Dated: February 11, 2002


			SPECIAL SITUATIONS FUND III, L.P.


			By:/s/ Austin W. Marxe
			   Austin W. Marxe
			   Managing Director

			MGP ADVISERS LIMITED PARTERSHIP


			By:/s/ Austin W. Marxe
                  Austin W. Marxe
			   President and Chief Executive Officer


			SPECIAL SITUATIONS PRIVATE EQUITY FUND, L.P.


			By:/s/ Austin W. Marxe
   Austin W. Marxe
			   President and Chief Executive Officer

			MG ADVISERS, L.L.C.


			By:/s/ Austin W. Marxe
   Austin W. Marxe
			   President and Chief Executive Officer




								Page 12 of 13 Pages

			SPECIAL SITUATIONS CAYMAN FUND, L.P.


			By: /s/ Austin W. Marxe
    Austin W. Marxe
			    Managing Director


			AWM INVESTMENT COMPANY, INC.


			By: /s/ Austin W. Marxe
    Austin W. Marxe
			    President and CEO



				/s/ Austin W. Marxe
				AUSTIN W. MARXE



				/s/David M Greenhouse
				DAVID M. GREENHOUSE












`







						Page 13 of 13 Pages





EXHIBIT A


	This Exhibit explains the relationship between the
Reporting Persons.  MGP Advisers Limited Partnership (MGP), a
Delaware limited partnership, is the general partner of the
Special Situations Fund III, L.P., a Delaware Limited
Partnership.  AWM Investment Company, Inc., a Delaware
corporation, is the general partner of MGP and the general
partner of and investment adviser to the Cayman Fund.
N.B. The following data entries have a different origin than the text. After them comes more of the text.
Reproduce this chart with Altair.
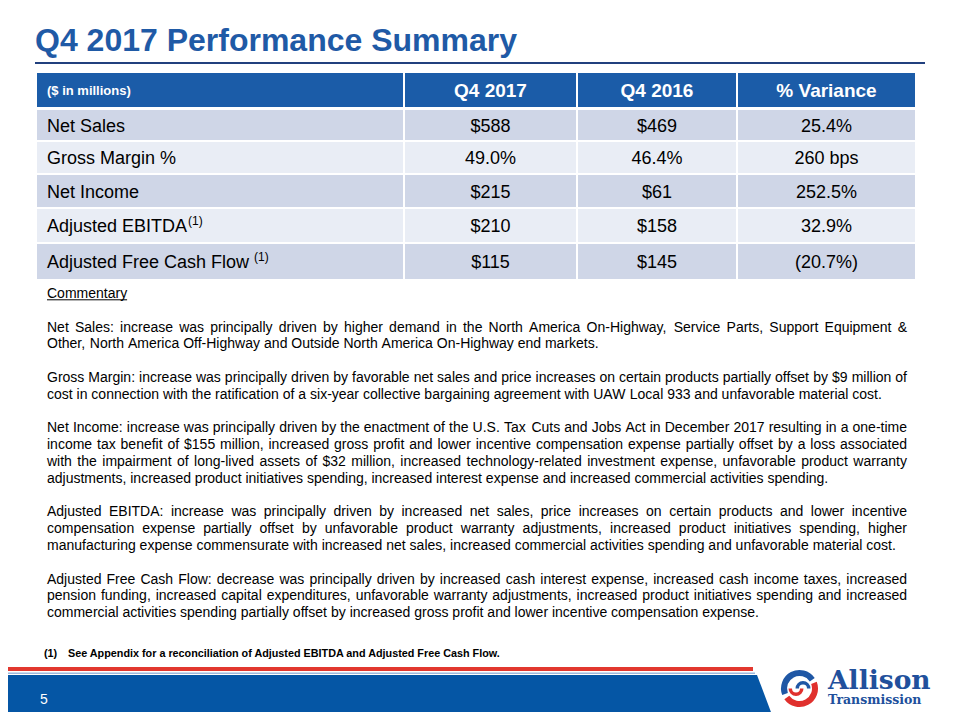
import altair as alt
import pandas as pd

# ---------------- data ----------------
title = "Q4 2017 Performance Summary"
headers = ["($ in millions)", "Q4 2017", "Q4 2016", "% Variance"]
metrics = ["Net Sales", "Gross Margin %", "Net Income", "Adjusted EBITDA", "Adjusted Free Cash Flow"]
metric_notes = ["", "", "", "(1)", "(1)"]
q4_2017 = ["$588", "49.0%", "$215", "$210", "$115"]
q4_2016 = ["$469", "46.4%", "$61", "$158", "$145"]
variance = ["25.4%", "260 bps", "252.5%", "32.9%", "(20.7%)"]

commentary_heading = "Commentary"
commentary = [
    ["Net Sales: increase was principally driven by higher demand in the North America On-Highway, Service Parts, Support Equipment &",
     "Other, North America Off-Highway and Outside North America On-Highway end markets."],
    ["Gross Margin: increase was principally driven by favorable net sales and price increases on certain products partially offset by $9 million of",
     "cost in connection with the ratification of a six-year collective bargaining agreement with UAW Local 933 and unfavorable material cost."],
    ["Net Income: increase was principally driven by the enactment of the U.S. Tax Cuts and Jobs Act in December 2017 resulting in a one-time",
     "income tax benefit of $155 million, increased gross profit and lower incentive compensation expense partially offset by a loss associated",
     "with the impairment of long-lived assets of $32 million, increased technology-related investment expense, unfavorable product warranty",
     "adjustments, increased product initiatives spending, increased interest expense and increased commercial activities spending."],
    ["Adjusted EBITDA: increase was principally driven by increased net sales, price increases on certain products and lower incentive",
     "compensation expense partially offset by unfavorable product warranty adjustments, increased product initiatives spending, higher",
     "manufacturing expense commensurate with increased net sales, increased commercial activities spending and unfavorable material cost."],
    ["Adjusted Free Cash Flow: decrease was principally driven by increased cash interest expense, increased cash income taxes, increased",
     "pension funding, increased capital expenditures, unfavorable warranty adjustments, increased product initiatives spending and increased",
     "commercial activities spending partially offset by increased gross profit and lower incentive compensation expense."],
]
footnote_mark = "(1)"
footnote = "See Appendix for a reconciliation of Adjusted EBITDA and Adjusted Free Cash Flow."
page_number = "5"
brand = "Allison"
brand_sub = "Transmission"

# ---------------- layout / style ----------------
W, H, OFF = 944, 704, 8
FONT = "Liberation Sans"
BLUE = "#1B5CA8"
TITLE_BLUE = "#1F5AA6"
ROW_DARK = "#CFD6E7"
ROW_LIGHT = "#E9EDF5"
col_left = [37, 405, 578, 738]
col_right = [403, 576, 736, 915]
header_top, header_bottom = 73, 107
row_top = [110, 142, 175, 209, 244]
row_bottom = [140, 173, 207, 242, 279]
TEXT_L, TEXT_R = 47, 907
BASE0, LH = 298, 16.8

# Arial/Helvetica advance widths (1/1000 em), used for text layout
_chars = " !\"#$%&'()*+,-./0123456789:;<=>?@ABCDEFGHIJKLMNOPQRSTUVWXYZ[\\]^_`abcdefghijklmnopqrstuvwxyz{|}~"
_widths = ([278, 278, 355, 556, 556, 889, 667, 191, 333, 333, 389, 584, 278, 333, 278, 278]
           + [556] * 10
           + [278, 278, 584, 584, 584, 556, 1015]
           + [667, 667, 722, 722, 667, 611, 778, 722, 278, 500, 667, 556, 833, 722, 778, 667, 778, 722, 667, 611, 722, 667, 944, 667, 667, 611]
           + [278, 278, 278, 469, 556, 333]
           + [556, 556, 500, 556, 556, 278, 556, 556, 222, 222, 500, 222, 833, 556, 556, 556, 556, 333, 500, 278, 556, 500, 722, 500, 500, 500]
           + [334, 260, 334, 584])
HELV = dict(zip(_chars, _widths))


def tw(s, size):
    return sum(HELV.get(c, 556) for c in s) * size / 1000.0


xs = alt.Scale(domain=[OFF, OFF + W], nice=False, zero=False)
ys = alt.Scale(domain=[OFF, OFF + H], nice=False, zero=False, reverse=True)


def X(f):
    return alt.X(f, type="quantitative", scale=xs, axis=None)


def Y(f):
    return alt.Y(f, type="quantitative", scale=ys, axis=None)


def rects(df, color):
    return alt.Chart(df).mark_rect(color=color).encode(
        x=X("x0"), x2="x1", y=Y("y0"), y2="y1")


def texts(df, **kw):
    opts = dict(font=FONT, baseline="alphabetic", align="left", color="#000000")
    opts.update(kw)
    return alt.Chart(df).mark_text(**opts).encode(x=X("x"), y=Y("y"), text="t:N")


layers = []

# title + rule
layers.append(texts(pd.DataFrame([{"x": 35, "y": 50.5, "t": title}]), fontSize=32, fontWeight="bold", color=TITLE_BLUE))
layers.append(rects(pd.DataFrame([{"x0": 35, "x1": 925, "y0": 62, "y1": 64}]), "#21407E"))

# table header cells
hdr = pd.DataFrame({"x0": col_left, "x1": col_right, "y0": [header_top] * 4, "y1": [header_bottom] * 4})
layers.append(rects(hdr, BLUE))
# table body cells
body_dark, body_light = [], []
for r in range(len(metrics)):
    for c in range(4):
        cell = {"x0": col_left[c], "x1": col_right[c], "y0": row_top[r], "y1": row_bottom[r]}
        (body_dark if r % 2 == 0 else body_light).append(cell)
layers.append(rects(pd.DataFrame(body_dark), ROW_DARK))
layers.append(rects(pd.DataFrame(body_light), ROW_LIGHT))

# header texts
hc = (header_top + header_bottom) / 2
layers.append(texts(pd.DataFrame([{"x": 47, "y": hc + 4.7, "t": headers[0]}]),
                    fontSize=13, fontWeight="bold", color="#FFFFFF"))
layers.append(texts(pd.DataFrame([{"x": (col_left[c] + col_right[c]) / 2, "y": hc + 6.8, "t": headers[c]} for c in range(1, 4)]),
                    fontSize=19, fontWeight="bold", color="#FFFFFF", align="center"))

# row labels + superscripts
lab, sup, vals = [], [], []
for r, name in enumerate(metrics):
    yb = (row_top[r] + row_bottom[r]) / 2 + 6.5
    lab.append({"x": 47, "y": yb, "t": name})
    if metric_notes[r]:
        gap = 1 if r == 3 else tw(" ", 18)
        sup.append({"x": 47 + tw(name, 18) + gap, "y": yb - 7, "t": metric_notes[r]})
    for c, col in zip(range(1, 4), [q4_2017, q4_2016, variance]):
        vals.append({"x": (col_left[c] + col_right[c]) / 2, "y": yb, "t": col[r]})
layers.append(texts(pd.DataFrame(lab), fontSize=18))
layers.append(texts(pd.DataFrame(sup), fontSize=12))
layers.append(texts(pd.DataFrame(vals), fontSize=18, align="center"))

# commentary heading with underline
layers.append(texts(pd.DataFrame([{"x": TEXT_L, "y": BASE0, "t": commentary_heading}]), fontSize=14))
layers.append(alt.Chart(pd.DataFrame([{"x0": TEXT_L, "x1": TEXT_L + tw(commentary_heading, 14), "y": BASE0 + 1.8}]))
              .mark_rule(color="#000000", strokeWidth=1).encode(x=X("x0"), x2="x1", y=Y("y")))

# justified commentary paragraphs (word by word)
words = []
line_idx = 2
for para in commentary:
    for k, line in enumerate(para):
        yb = BASE0 + line_idx * LH
        ws = line.split(" ")
        wd = [tw(w, 14) for w in ws]
        last = k == len(para) - 1
        gap = tw(" ", 14) if last else (TEXT_R - TEXT_L - sum(wd)) / (len(ws) - 1)
        x = TEXT_L
        for w, d in zip(ws, wd):
            words.append({"x": x, "y": yb, "t": w})
            x += d + gap
        line_idx += 1
    line_idx += 1
layers.append(texts(pd.DataFrame(words), fontSize=14))

# footnote
layers.append(texts(pd.DataFrame([{"x": 44, "y": 656.5, "t": footnote_mark},
                                   {"x": 68, "y": 656.5, "t": footnote}]),
                    fontSize=10.8, fontWeight="bold"))

# footer band
layers.append(rects(pd.DataFrame([{"x0": 0, "x1": 753, "y0": 667, "y1": 671}]), "#E2382F"))
layers.append(rects(pd.DataFrame([{"x0": 0, "x1": 755, "y0": 672.5, "y1": 674}]), "#9DB9DD"))
layers.append(alt.Chart(pd.DataFrame({"y": [675, 720], "x0": [0, 0], "x1": [757, 774]}))
              .mark_area(orient="horizontal", color="#0556A5").encode(y=Y("y"), x=X("x0"), x2="x1"))
layers.append(texts(pd.DataFrame([{"x": 40, "y": 704, "t": page_number}]), fontSize=14, color="#FFFFFF"))

# logo
ctr = pd.DataFrame([{"x": 799.5, "y": 688.5}])
layers.append(alt.Chart(ctr).mark_arc(theta=4.35, theta2=7.25, radius=18.5, radius2=12.5, color="#1F57A5")
              .encode(x=X("x"), y=Y("y")))
layers.append(alt.Chart(ctr).mark_arc(theta=1.2, theta2=4.1, radius=18.5, radius2=12.5, color="#E0302D")
              .encode(x=X("x"), y=Y("y")))
layers.append(alt.Chart(pd.DataFrame([{"x": 803, "y": 688.5}])).mark_arc(theta=4.71, theta2=7.85, radius=7.5, radius2=4, color="#1F57A5")
              .encode(x=X("x"), y=Y("y")))
layers.append(alt.Chart(pd.DataFrame([{"x": 796, "y": 688.5}])).mark_arc(theta=1.57, theta2=4.71, radius=7.5, radius2=4, color="#E0302D")
              .encode(x=X("x"), y=Y("y")))
layers.append(texts(pd.DataFrame([{"x": 828, "y": 688.5, "t": brand}]), font="DejaVu Serif", fontSize=26.5,
                    fontWeight="bold", color="#21509C"))
layers.append(texts(pd.DataFrame([{"x": 828, "y": 704, "t": brand_sub}]), font="DejaVu Serif", fontSize=12.5,
                    fontWeight="bold", color="#21509C"))

chart = alt.layer(*layers).properties(
    width=W, height=H, padding=0,
    autosize=alt.AutoSizeParams(type="none"),
    background="#FFFFFF",
).configure_view(stroke="transparent")

chart.save("out.html", embed_options={"renderer": "svg", "actions": False})
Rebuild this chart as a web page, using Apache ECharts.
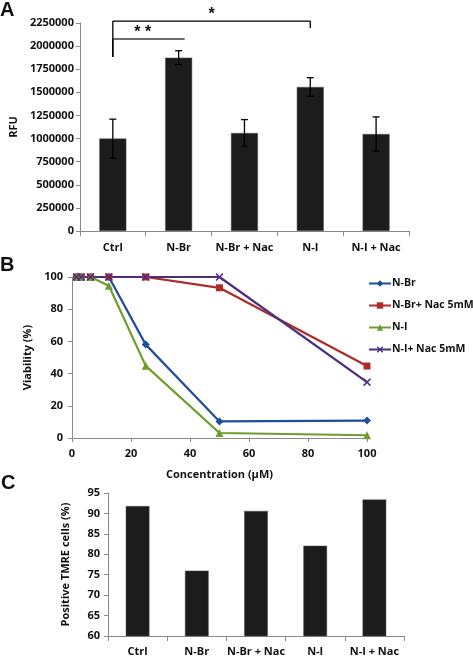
<!DOCTYPE html>
<html><head><meta charset="utf-8">
<style>html,body{margin:0;padding:0;background:#fff;}#c{width:473px;height:657px;}</style>
<script src="https://cdn.jsdelivr.net/npm/echarts@6/dist/echarts.min.js"></script>
</head><body><div id="c"></div>
<script>
// Panel A
const catA = ['Ctrl', 'N-Br', 'N-Br + Nac', 'N-I', 'N-I + Nac'];
const rfu = [1000000, 1875000, 1060000, 1558000, 1049000];
const rfuErr = [210000, 75000, 145000, 100000, 185000];
const sigFrom = [0, 0];
const sigTo = [1, 3];
const sigLevel = [2077000, 2271000];
const sigBase = [1882000, 1882000];
const sigDrop = [2077000, 2196000];
const sigText = ['* *', '*'];
// Panel B
const conc = [1.5625, 3.125, 6.25, 12.5, 25, 50, 100];
const nBr = [100, 100, 100, 100, 58, 10.3, 10.8];
const nBrNac = [100, 100, 100, 100, 100, 93.3, 44.7];
const nI = [100, 100, 100, 94.6, 44.8, 3.1, 1.7];
const nINac = [100, 100, 100, 100, 100, 100, 34.7];
// Panel C
const catC = ['Ctrl', 'N-Br', 'N-Br + Nac', 'N-I', 'N-I + Nac'];
const tmre = [91.8, 76.0, 90.6, 82.1, 93.4];

const F = 'Open Sans';
const lab = {fontFamily: F, fontWeight: 'bold', fontSize: 11, color: '#111', formatter: v => String(v)};
const axLine = {lineStyle: {color: '#8a8a8a', width: 1}};
const tick = {show: true, length: 4, lineStyle: {color: '#8a8a8a'}};
const pair = (xs, ys) => xs.map((x, i) => [x, ys[i]]);
const xPath = 'path://M0,1.4L1.4,0L5,3.6L8.6,0L10,1.4L6.4,5L10,8.6L8.6,10L5,6.4L1.4,10L0,8.6L3.6,5Z';
const nameStyle = {fontFamily: F, fontWeight: 'bold', fontSize: 11, color: '#111'};

const chart = echarts.init(document.getElementById('c'));
chart.setOption({
  animation: false,
  backgroundColor: '#fff',
  graphic: [
    {type: 'text', left: 0, top: 0, style: {text: 'A', font: 'bold 20px "Liberation Sans"', fill: '#111'}},
    {type: 'text', left: 0, top: 255, style: {text: 'B', font: 'bold 20px "Liberation Sans"', fill: '#111'}},
    {type: 'text', left: 1, top: 473, style: {text: 'C', font: 'bold 20px "Liberation Sans"', fill: '#111'}}
  ],
  grid: [
    {left: 78, top: 23, width: 331, height: 208},
    {left: 72, top: 277, width: 295, height: 161},
    {left: 108, top: 493, width: 296, height: 144}
  ],
  legend: {
    data: ['N-Br', 'N-Br+ Nac 5mM', 'N-I', 'N-I+ Nac 5mM'],
    orient: 'vertical', left: 363, top: 273, itemWidth: 22, itemHeight: 8, itemGap: 11,
    textStyle: {fontFamily: F, fontWeight: 'bold', fontSize: 10.5, color: '#111', padding: [0, 0, 0, -4]}
  },
  xAxis: [
    {gridIndex: 0, type: 'category', data: catA, axisLine: axLine,
     axisTick: {show: true, length: 5, lineStyle: {color: '#8a8a8a'}},
     axisLabel: Object.assign({}, lab, {margin: 11, interval: 0, formatter: null})},
    {gridIndex: 1, type: 'value', min: 0, max: 100, interval: 20, axisLine: axLine,
     axisTick: tick, splitLine: {show: false}, axisLabel: Object.assign({}, lab, {margin: 10}),
     name: 'Concentration (µM)', nameLocation: 'middle', nameGap: 31, nameTextStyle: nameStyle},
    {gridIndex: 2, type: 'category', data: catC, axisLine: axLine,
     axisTick: {show: true, length: 5, lineStyle: {color: '#8a8a8a'}},
     axisLabel: Object.assign({}, lab, {margin: 10, interval: 0, formatter: null})}
  ],
  yAxis: [
    {gridIndex: 0, type: 'value', min: 0, max: 2250000, interval: 250000, axisLine: Object.assign({show: true}, axLine),
     axisTick: tick, splitLine: {show: false}, axisLabel: Object.assign({}, lab, {margin: 6}),
     name: 'RFU', nameLocation: 'middle', nameGap: 60, nameRotate: 90, nameTextStyle: nameStyle},
    {gridIndex: 1, type: 'value', min: 0, max: 100, interval: 20, axisLine: Object.assign({show: true}, axLine),
     axisTick: tick, splitLine: {show: false}, axisLabel: Object.assign({}, lab, {margin: 9}),
     name: 'Viability (%)', nameLocation: 'middle', nameGap: 36, nameRotate: 90, nameTextStyle: nameStyle},
    {gridIndex: 2, type: 'value', min: 60, max: 95, interval: 5, axisLine: Object.assign({show: true}, axLine),
     axisTick: tick, splitLine: {show: false}, axisLabel: Object.assign({}, lab, {margin: 8}),
     name: 'Positive TMRE cells (%)', nameLocation: 'middle', nameGap: 37, nameRotate: 90, nameTextStyle: nameStyle}
  ],
  series: [
    {type: 'bar', xAxisIndex: 0, yAxisIndex: 0, data: rfu, barWidth: '41%',
     itemStyle: {color: '#1c1c1c', borderColor: '#555', borderWidth: 0.5}},
    {type: 'custom', xAxisIndex: 0, yAxisIndex: 0, clip: false, z: 5,
     data: rfu.map((v, i) => [i, v - rfuErr[i], v + rfuErr[i]]),
     renderItem: (params, api) => {
       const lo = api.coord([api.value(0), api.value(1)]);
       const hi = api.coord([api.value(0), api.value(2)]);
       const w = 3.5;
       const st = {stroke: '#000', lineWidth: 1.3};
       return {type: 'group', children: [
         {type: 'line', shape: {x1: lo[0], y1: lo[1], x2: hi[0], y2: hi[1]}, style: st},
         {type: 'line', shape: {x1: lo[0] - w, y1: lo[1], x2: lo[0] + w, y2: lo[1]}, style: st},
         {type: 'line', shape: {x1: hi[0] - w, y1: hi[1], x2: hi[0] + w, y2: hi[1]}, style: st}
       ]};
     }},
    {type: 'custom', xAxisIndex: 0, yAxisIndex: 0, clip: false, z: 6,
     data: sigFrom.map((f, i) => [f, sigTo[i], sigLevel[i], sigBase[i], sigDrop[i], i]),
     renderItem: (params, api) => {
       const i = api.value(5);
       const a = api.coord([api.value(0), api.value(3)]);
       const b = api.coord([api.value(0), api.value(2)]);
       const c = api.coord([api.value(1), api.value(2)]);
       const d = api.coord([api.value(1), api.value(4)]);
       const gray = i === 0;
       const ext = gray ? 6 : 0;
       const hst = gray ? {stroke: '#6e6e6e', lineWidth: 2} : {stroke: '#000', lineWidth: 1.3};
       const vst = {stroke: '#000', lineWidth: 1.3};
       return {type: 'group', children: [
         {type: 'line', shape: {x1: a[0], y1: a[1], x2: b[0], y2: b[1]}, style: vst},
         {type: 'line', shape: {x1: b[0], y1: b[1], x2: c[0] + ext, y2: c[1]}, style: hst},
         {type: 'line', shape: {x1: c[0], y1: c[1], x2: d[0], y2: d[1]}, style: vst},
         {type: 'text', x: (b[0] + c[0]) / 2 - (gray ? 3 : 0), y: b[1] + 2,
          style: {text: sigText[i], font: 'bold 16px "Liberation Sans"', fill: '#111', align: 'center', verticalAlign: 'bottom'}}
       ]};
     }},
    {name: 'N-Br', type: 'line', xAxisIndex: 1, yAxisIndex: 1, data: pair(conc, nBr),
     symbol: 'diamond', symbolSize: 8, lineStyle: {color: '#1f4e9c', width: 2.2}, itemStyle: {color: '#1f4e9c'}},
    {name: 'N-Br+ Nac 5mM', type: 'line', xAxisIndex: 1, yAxisIndex: 1, data: pair(conc, nBrNac),
     symbol: 'rect', symbolSize: 7, lineStyle: {color: '#b02a2a', width: 2.2}, itemStyle: {color: '#b02a2a'}},
    {name: 'N-I', type: 'line', xAxisIndex: 1, yAxisIndex: 1, data: pair(conc, nI),
     symbol: 'triangle', symbolSize: 8, lineStyle: {color: '#6f9c2e', width: 2.2}, itemStyle: {color: '#6f9c2e'}},
    {name: 'N-I+ Nac 5mM', type: 'line', xAxisIndex: 1, yAxisIndex: 1, data: pair(conc, nINac),
     symbol: xPath, symbolSize: 8, lineStyle: {color: '#4b2e80', width: 2.2}, itemStyle: {color: '#4b2e80'}},
    {type: 'bar', xAxisIndex: 2, yAxisIndex: 2, data: tmre, barWidth: '40%',
     itemStyle: {color: '#1c1c1c', borderColor: '#555', borderWidth: 0.5}}
  ]
});
</script></body></html>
MG
Advisers, L.L.C. is the general partner of and investment
adviser to the Special Situations Private Equity Fund, L.P..
Austin W. Marxe and David M. Greenhouse are the principal owners
of MGP, MG, and AWM and are principally responsible for the
selection, acquisition and disposition of the portfolios
securities by the investment advisers on behalf of their Fund.